慧珍陪著我植栽了這一路像是葉紋脈絡般的創作之路。
奇拉雅山對於我和慧珍的相遇有著藝術創作上的身分意義,我們都是親近原住民文化的有志之士,差別只在我是未曾在部落長大的淡水原閩混血囝仔,而她是後山花蓮在地的客家小孩。面對這塊滋養我們的原生土地,我有魂牽夢縈的身分認同,她則有心心念念的文化採訪使命。在這樣的碰撞下,我們彼此扶持,戰戰兢兢地走上這一段未知的山徑。
即使十五年過去,我仍舊記得當時那一抹陰鬱的白色天空,屢屢掀開又闔上的灰色霧簾,層層疊疊的綠色林相,跨了一尺又邁開兩步的褐色橫木。
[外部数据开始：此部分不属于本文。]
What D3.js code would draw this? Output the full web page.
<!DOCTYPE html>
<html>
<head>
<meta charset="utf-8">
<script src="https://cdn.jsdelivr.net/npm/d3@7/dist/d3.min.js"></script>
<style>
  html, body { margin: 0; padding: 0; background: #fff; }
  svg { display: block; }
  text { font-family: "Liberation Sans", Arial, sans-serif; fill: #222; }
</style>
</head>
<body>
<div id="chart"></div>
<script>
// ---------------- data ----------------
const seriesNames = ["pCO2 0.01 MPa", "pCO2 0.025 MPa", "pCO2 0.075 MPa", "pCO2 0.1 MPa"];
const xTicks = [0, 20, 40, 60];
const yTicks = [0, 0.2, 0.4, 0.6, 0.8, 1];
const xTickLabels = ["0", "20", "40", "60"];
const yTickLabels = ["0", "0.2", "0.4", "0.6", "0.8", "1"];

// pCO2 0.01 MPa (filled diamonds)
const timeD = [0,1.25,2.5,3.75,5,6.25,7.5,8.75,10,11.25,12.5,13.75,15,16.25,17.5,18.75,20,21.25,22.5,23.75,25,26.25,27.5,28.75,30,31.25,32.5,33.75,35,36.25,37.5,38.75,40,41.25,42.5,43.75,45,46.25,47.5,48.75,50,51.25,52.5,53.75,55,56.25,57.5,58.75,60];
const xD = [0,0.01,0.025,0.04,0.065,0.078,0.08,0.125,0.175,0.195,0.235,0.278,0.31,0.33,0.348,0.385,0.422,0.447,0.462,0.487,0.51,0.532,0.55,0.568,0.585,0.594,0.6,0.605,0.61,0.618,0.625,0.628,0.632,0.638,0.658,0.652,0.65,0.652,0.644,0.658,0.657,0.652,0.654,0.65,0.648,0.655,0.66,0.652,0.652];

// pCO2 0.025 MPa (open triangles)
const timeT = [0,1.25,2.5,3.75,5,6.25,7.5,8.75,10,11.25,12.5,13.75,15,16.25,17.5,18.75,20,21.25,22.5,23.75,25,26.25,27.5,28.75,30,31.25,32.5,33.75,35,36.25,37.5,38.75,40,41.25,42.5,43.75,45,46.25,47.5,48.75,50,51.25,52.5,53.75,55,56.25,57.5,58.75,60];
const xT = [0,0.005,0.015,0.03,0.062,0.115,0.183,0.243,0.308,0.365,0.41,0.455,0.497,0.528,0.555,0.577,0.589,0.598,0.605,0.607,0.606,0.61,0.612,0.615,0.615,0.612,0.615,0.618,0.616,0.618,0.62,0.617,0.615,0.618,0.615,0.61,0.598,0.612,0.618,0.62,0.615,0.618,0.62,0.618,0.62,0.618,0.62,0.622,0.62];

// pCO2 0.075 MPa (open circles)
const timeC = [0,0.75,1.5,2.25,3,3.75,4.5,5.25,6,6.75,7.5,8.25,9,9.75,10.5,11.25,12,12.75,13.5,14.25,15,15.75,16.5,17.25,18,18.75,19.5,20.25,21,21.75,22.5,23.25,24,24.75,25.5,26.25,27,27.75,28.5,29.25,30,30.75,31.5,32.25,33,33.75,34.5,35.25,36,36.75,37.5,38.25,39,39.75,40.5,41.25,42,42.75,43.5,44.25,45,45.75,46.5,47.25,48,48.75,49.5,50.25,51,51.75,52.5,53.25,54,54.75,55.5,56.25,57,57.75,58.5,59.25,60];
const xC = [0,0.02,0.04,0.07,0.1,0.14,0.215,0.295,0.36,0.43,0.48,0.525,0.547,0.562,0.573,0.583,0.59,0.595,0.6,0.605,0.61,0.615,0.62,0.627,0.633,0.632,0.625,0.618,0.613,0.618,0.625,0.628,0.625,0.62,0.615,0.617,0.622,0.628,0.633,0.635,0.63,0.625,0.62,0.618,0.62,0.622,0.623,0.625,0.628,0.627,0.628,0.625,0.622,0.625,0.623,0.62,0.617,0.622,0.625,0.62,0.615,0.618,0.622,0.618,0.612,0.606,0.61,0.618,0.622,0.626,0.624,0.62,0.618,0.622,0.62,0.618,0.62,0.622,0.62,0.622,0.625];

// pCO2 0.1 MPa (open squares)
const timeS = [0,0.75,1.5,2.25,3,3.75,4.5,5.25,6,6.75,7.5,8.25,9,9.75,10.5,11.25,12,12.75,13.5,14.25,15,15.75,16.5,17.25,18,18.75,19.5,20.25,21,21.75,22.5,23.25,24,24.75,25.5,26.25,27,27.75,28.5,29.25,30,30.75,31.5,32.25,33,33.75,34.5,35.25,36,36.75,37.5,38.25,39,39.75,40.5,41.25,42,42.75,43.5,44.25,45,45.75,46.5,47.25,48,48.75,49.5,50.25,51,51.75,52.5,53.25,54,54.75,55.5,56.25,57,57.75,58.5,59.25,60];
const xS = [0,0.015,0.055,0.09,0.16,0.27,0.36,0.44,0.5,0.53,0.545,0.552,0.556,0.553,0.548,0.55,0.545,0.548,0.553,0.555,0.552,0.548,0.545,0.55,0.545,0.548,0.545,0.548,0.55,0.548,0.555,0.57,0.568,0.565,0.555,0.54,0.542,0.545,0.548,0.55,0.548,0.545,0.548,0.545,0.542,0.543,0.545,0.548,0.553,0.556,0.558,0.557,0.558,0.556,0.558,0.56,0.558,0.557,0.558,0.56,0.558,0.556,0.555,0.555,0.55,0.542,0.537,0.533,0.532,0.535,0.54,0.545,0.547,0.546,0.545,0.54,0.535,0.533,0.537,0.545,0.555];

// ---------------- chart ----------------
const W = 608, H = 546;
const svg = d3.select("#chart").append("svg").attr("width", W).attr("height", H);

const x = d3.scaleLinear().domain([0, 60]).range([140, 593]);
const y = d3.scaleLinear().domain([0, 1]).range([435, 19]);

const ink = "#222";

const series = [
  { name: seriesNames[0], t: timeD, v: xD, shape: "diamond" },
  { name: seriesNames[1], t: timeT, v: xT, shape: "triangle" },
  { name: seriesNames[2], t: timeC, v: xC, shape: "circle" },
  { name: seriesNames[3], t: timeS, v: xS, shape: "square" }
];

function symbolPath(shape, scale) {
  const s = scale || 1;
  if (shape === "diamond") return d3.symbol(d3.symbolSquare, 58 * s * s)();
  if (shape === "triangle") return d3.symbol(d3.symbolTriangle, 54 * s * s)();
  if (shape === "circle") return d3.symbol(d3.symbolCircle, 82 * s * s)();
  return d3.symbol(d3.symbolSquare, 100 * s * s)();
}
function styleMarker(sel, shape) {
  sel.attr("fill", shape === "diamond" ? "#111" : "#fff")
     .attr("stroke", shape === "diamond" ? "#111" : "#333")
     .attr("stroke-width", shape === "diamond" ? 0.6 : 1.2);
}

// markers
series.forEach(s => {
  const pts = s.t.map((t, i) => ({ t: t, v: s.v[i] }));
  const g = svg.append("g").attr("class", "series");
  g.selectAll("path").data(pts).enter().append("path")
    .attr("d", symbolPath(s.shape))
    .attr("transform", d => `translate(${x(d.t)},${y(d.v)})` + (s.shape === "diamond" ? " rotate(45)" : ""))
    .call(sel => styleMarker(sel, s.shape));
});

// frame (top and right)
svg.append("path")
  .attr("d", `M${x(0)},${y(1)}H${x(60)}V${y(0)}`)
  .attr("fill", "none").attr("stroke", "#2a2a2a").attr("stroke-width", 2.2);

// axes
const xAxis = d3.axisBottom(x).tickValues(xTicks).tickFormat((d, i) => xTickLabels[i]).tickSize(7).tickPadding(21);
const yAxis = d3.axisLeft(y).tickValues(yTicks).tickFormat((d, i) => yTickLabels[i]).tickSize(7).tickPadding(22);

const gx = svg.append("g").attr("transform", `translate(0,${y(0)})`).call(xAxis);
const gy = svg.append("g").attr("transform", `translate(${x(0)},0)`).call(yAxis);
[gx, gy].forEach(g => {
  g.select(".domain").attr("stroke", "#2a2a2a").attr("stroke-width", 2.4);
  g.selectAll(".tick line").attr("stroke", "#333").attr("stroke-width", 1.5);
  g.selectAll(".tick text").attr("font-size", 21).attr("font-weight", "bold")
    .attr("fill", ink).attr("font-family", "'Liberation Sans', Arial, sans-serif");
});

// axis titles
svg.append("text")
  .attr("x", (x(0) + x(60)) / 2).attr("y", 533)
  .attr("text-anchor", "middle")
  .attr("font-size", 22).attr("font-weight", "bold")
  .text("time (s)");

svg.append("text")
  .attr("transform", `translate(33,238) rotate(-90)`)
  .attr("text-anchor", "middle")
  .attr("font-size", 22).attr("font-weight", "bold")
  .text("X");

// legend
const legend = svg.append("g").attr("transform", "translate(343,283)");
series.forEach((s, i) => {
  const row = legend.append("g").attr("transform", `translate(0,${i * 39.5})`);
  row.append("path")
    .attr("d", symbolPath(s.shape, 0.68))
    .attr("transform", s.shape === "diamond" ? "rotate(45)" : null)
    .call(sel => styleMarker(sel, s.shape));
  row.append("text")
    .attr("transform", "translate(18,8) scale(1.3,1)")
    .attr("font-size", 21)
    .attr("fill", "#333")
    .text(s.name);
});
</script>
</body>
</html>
而這一切的歷歷在目,都疊映著在前方以聲調與身影牽引著原舞者大隊人馬的我,和在我身後亦步亦趨、一同前進的慧珍。當時身體上的疲累實在是一種負荷,即使一如淨化心靈的藝乘之心都難以抵擋都市人的身體痠痛現象,但慧珍全程咬牙地硬頸精神,每每回頭看見她仍然維持著優雅地吁吁喘氣之時,我知道她未來必定有著令人驚奇的能量。
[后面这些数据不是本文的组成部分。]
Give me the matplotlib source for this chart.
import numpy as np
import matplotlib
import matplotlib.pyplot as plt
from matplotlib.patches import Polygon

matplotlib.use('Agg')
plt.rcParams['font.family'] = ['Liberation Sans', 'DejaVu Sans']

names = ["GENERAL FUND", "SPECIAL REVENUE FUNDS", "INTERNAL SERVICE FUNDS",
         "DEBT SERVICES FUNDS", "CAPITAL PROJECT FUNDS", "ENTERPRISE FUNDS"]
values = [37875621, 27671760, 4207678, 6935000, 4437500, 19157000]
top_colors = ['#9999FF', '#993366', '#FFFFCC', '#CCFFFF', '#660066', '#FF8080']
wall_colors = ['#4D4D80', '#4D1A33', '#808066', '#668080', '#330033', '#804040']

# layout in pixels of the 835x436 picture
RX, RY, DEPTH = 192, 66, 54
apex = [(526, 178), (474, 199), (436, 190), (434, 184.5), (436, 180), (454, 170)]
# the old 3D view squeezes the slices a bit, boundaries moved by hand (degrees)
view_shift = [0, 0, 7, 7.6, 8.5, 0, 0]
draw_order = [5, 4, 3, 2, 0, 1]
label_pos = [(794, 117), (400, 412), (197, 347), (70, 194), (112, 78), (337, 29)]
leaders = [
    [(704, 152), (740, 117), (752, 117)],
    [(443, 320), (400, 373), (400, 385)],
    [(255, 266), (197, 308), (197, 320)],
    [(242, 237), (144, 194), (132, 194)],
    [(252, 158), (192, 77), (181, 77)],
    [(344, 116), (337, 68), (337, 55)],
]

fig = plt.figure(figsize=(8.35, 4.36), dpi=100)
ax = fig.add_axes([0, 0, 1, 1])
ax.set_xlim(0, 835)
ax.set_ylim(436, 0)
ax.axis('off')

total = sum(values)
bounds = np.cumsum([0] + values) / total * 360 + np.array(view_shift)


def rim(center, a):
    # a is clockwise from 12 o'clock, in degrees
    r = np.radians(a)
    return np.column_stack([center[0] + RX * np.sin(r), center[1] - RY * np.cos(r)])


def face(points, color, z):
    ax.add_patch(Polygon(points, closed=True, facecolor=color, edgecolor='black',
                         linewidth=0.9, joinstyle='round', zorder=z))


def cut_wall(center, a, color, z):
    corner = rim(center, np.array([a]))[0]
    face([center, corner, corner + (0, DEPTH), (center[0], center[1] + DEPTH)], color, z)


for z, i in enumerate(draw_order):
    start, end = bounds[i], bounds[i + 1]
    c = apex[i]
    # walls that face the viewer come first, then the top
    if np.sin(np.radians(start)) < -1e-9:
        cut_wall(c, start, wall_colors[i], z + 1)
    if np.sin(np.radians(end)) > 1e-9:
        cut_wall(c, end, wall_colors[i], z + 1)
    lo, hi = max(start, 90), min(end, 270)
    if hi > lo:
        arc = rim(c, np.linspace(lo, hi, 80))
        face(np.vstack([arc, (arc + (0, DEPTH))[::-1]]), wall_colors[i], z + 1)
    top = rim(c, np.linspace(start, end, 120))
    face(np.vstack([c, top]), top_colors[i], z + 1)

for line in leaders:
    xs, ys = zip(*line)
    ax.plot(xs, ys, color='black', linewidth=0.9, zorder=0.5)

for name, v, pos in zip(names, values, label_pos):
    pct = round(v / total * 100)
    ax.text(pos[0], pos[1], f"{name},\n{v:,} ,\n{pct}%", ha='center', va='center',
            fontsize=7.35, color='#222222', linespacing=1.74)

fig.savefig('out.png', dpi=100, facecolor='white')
往後十五年的創作生涯中,我從追本溯源的原住民劇場初探,攀岩跨溪來到人物生命誌的劇情描摹;從當時熱血拚命的劇場小伙子,轉身已是擔任影視編導演的四十歲初老人。一路,慧珍都遙遙地給了我非常大的支持與力量,這是一股無以名狀的波光,就像被遮蔽的山林,即使看不見陽光,最終還是會轉往溫暖的方向。即使少了聯繫,卻多了更多的祝福。
多年之後的此時,有幸因著這難得的緣分為她的新書寫上幾字推薦,更是我義不容辭的殊榮。我不敢怠慢,我著實地字字閱讀,在她的字裡行間我重新認識了林道生老師的音樂創作之路。慧珍的行文與條理一如她本人一般,理性的陳述服貼在溫暖的關懷之上,文字的畫面直達讀者的鼻前,卻又禮貌地保持著謙和而舒服的距離。
讀著她的文字,我真正地跟隨著林道生老師的一生志業與付出,坐上了一趟巡繞於歷史光輪的遊園列車,列車嘟嘟嘟,帶著我認識了後山音樂家在大時代跌宕下的創作脈絡。日治時代的炮火撥弄、國民政府時期的環境輾壓,都不影響林道生老師對於創作的嚴謹與自持,直至花蓮玉山神學院時期的原住民音樂傳承使命,林老師像是我在這一路戲劇創作生涯中的明鏡,我仔細地看著文章中的那些曾經,都彷彿對照著今日此時對於原住民戲劇創作仍堅毅篤定的自己。
我不是矯情,我真的在全書的後段,看得熱淚盈眶。看著林老師對原住民音樂創作的堅持與熱愛,我真的備受感動。那個感動是後勁強烈的,因為慧珍的筆觸給了讀者相當的反覆咀嚼反響空間,就像隔水加熱的心頭,一波又一波帶著暖意的漣漪,隱隱地來,再來,再來。